» **EXERCISE DETAILS**: Among the lines of the listing below, retype exactly those from the one containing "Give me the matplotlib source for this chart." through the one containing "color = '#2440a6'", both included. Do not include pictures.

— Begin INFORMATION PROVIDED —

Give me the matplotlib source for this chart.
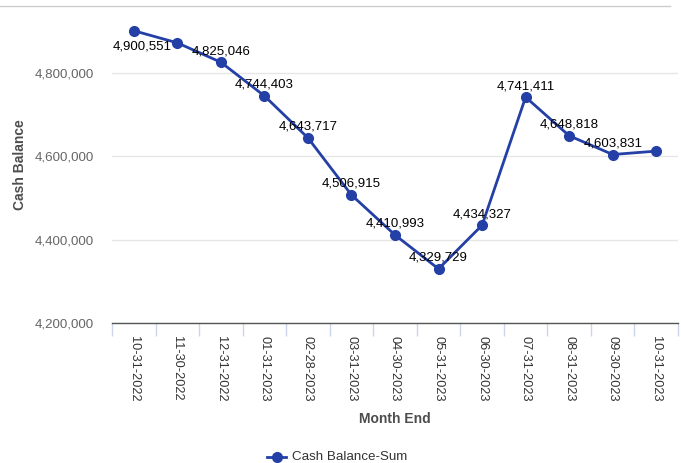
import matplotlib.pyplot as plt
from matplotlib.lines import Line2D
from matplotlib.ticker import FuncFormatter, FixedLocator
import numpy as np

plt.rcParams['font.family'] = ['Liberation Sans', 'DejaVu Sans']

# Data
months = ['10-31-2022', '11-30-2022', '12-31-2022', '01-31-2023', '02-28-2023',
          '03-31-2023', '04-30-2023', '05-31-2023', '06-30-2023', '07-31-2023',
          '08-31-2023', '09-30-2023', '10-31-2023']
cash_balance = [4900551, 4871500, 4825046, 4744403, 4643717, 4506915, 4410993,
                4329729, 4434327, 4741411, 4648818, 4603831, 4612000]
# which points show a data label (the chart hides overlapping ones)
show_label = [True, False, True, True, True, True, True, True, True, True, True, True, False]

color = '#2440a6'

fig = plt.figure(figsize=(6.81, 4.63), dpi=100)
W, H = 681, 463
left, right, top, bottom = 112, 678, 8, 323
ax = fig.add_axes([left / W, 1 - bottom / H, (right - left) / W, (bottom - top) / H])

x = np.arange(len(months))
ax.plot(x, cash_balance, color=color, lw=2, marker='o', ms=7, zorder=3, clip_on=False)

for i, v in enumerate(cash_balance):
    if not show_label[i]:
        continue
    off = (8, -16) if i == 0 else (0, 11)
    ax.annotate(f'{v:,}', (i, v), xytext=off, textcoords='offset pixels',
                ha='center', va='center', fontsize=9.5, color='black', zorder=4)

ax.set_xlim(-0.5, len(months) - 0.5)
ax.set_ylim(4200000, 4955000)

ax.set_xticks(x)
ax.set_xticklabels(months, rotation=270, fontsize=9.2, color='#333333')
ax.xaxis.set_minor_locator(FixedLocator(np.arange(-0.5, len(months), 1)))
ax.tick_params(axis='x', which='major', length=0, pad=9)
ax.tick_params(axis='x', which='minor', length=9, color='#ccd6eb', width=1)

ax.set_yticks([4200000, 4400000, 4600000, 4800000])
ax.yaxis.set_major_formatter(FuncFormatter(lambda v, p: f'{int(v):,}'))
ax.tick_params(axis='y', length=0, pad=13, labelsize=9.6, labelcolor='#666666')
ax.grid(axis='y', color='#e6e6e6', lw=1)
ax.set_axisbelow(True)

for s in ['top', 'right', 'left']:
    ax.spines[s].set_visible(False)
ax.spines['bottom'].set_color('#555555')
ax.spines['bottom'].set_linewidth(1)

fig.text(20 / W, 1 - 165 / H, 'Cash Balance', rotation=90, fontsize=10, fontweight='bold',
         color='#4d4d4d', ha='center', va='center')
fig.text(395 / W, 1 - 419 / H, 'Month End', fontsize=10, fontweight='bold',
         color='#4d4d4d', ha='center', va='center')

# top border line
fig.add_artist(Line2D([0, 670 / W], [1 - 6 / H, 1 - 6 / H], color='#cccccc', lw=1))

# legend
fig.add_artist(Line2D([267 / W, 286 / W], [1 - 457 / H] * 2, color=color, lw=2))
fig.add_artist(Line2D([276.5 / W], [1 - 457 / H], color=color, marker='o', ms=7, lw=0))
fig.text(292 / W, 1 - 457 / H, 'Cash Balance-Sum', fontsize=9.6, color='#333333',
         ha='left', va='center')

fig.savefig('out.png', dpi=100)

— End INFORMATION PROVIDED —
— Begin INFORMATION PROVIDED —

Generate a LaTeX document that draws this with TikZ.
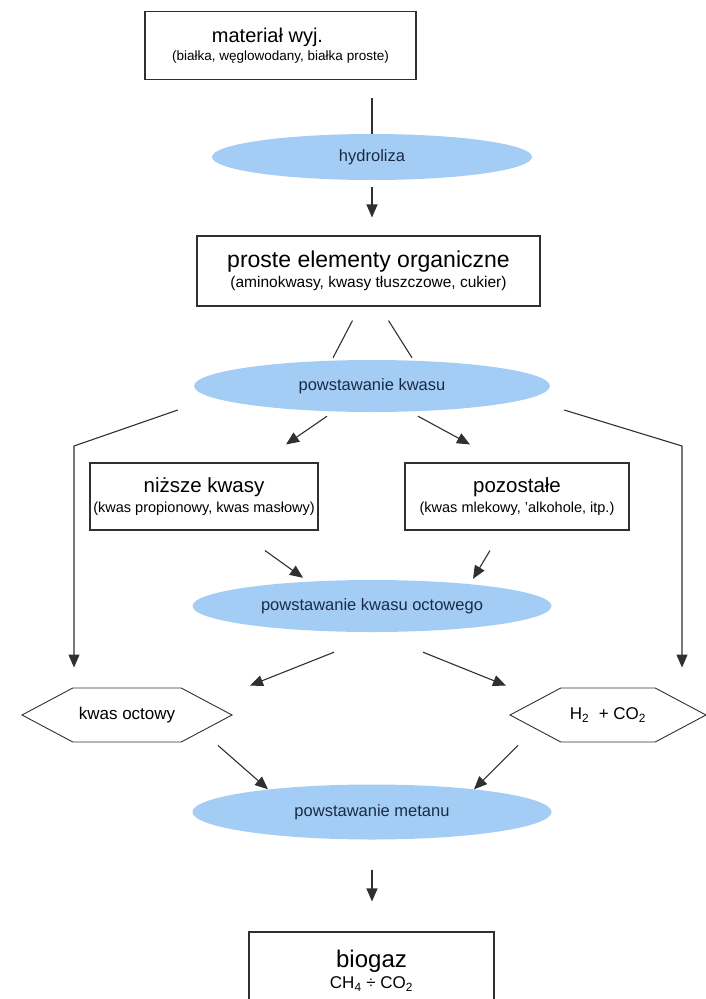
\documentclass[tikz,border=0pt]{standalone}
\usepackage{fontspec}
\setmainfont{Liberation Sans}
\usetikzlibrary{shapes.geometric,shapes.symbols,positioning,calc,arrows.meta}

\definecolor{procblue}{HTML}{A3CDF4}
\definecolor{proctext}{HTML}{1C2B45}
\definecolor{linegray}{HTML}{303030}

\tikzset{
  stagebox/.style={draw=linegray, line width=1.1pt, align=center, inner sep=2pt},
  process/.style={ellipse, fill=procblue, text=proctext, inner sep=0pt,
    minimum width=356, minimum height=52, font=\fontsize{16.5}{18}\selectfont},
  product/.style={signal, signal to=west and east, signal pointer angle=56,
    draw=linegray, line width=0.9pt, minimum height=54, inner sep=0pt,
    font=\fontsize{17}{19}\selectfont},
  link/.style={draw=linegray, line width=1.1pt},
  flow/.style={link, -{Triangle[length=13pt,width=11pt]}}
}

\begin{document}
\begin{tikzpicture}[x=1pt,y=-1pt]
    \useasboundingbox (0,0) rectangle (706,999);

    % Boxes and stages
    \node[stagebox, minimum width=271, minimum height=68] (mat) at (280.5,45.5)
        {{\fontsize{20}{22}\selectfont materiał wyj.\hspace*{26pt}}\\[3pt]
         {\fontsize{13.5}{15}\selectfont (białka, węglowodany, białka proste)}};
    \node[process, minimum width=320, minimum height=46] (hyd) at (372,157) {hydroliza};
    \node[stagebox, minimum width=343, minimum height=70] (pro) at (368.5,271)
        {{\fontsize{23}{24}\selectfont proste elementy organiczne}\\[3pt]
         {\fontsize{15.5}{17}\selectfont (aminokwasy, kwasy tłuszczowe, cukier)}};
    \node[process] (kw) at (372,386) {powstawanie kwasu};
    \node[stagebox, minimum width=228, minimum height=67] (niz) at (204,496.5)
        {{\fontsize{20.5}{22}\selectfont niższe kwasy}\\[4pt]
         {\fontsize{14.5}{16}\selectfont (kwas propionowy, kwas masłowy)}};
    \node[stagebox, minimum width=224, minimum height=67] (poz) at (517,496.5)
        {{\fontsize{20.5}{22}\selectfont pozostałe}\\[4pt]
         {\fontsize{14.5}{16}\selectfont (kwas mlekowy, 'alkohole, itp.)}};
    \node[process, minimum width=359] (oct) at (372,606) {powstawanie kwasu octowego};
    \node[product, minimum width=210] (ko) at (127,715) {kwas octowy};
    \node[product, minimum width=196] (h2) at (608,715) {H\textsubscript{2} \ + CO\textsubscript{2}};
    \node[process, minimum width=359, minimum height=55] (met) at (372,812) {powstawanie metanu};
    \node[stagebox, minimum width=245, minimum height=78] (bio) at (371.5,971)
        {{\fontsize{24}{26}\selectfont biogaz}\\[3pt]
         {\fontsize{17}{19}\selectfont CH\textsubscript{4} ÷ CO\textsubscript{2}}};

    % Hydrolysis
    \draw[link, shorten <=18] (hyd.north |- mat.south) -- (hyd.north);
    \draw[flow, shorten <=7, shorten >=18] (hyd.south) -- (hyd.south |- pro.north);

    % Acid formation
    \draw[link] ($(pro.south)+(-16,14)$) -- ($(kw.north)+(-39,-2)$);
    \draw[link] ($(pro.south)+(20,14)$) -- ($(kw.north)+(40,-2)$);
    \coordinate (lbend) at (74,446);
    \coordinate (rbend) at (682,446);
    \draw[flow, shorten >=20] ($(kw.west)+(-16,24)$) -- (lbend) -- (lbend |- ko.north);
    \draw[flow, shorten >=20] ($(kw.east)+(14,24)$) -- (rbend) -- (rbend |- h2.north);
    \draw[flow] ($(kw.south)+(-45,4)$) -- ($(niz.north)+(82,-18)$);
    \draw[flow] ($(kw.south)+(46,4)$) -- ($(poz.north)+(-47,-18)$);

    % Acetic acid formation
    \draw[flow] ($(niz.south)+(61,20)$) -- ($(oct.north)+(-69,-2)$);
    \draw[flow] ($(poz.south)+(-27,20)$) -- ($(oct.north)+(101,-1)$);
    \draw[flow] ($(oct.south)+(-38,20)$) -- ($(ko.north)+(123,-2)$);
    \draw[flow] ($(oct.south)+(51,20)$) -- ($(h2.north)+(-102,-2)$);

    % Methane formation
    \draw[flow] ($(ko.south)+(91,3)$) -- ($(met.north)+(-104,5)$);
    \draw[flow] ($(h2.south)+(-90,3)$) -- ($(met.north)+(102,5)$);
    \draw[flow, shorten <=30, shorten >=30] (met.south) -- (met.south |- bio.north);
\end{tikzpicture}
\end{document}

— End INFORMATION PROVIDED —

» **EXPECTED OUTPUT**:
Give me the matplotlib source for this chart.
import matplotlib.pyplot as plt
from matplotlib.lines import Line2D
from matplotlib.ticker import FuncFormatter, FixedLocator
import numpy as np

plt.rcParams['font.family'] = ['Liberation Sans', 'DejaVu Sans']

# Data
months = ['10-31-2022', '11-30-2022', '12-31-2022', '01-31-2023', '02-28-2023',
          '03-31-2023', '04-30-2023', '05-31-2023', '06-30-2023', '07-31-2023',
          '08-31-2023', '09-30-2023', '10-31-2023']
cash_balance = [4900551, 4871500, 4825046, 4744403, 4643717, 4506915, 4410993,
                4329729, 4434327, 4741411, 4648818, 4603831, 4612000]
# which points show a data label (the chart hides overlapping ones)
show_label = [True, False, True, True, True, True, True, True, True, True, True, True, False]

color = '#2440a6'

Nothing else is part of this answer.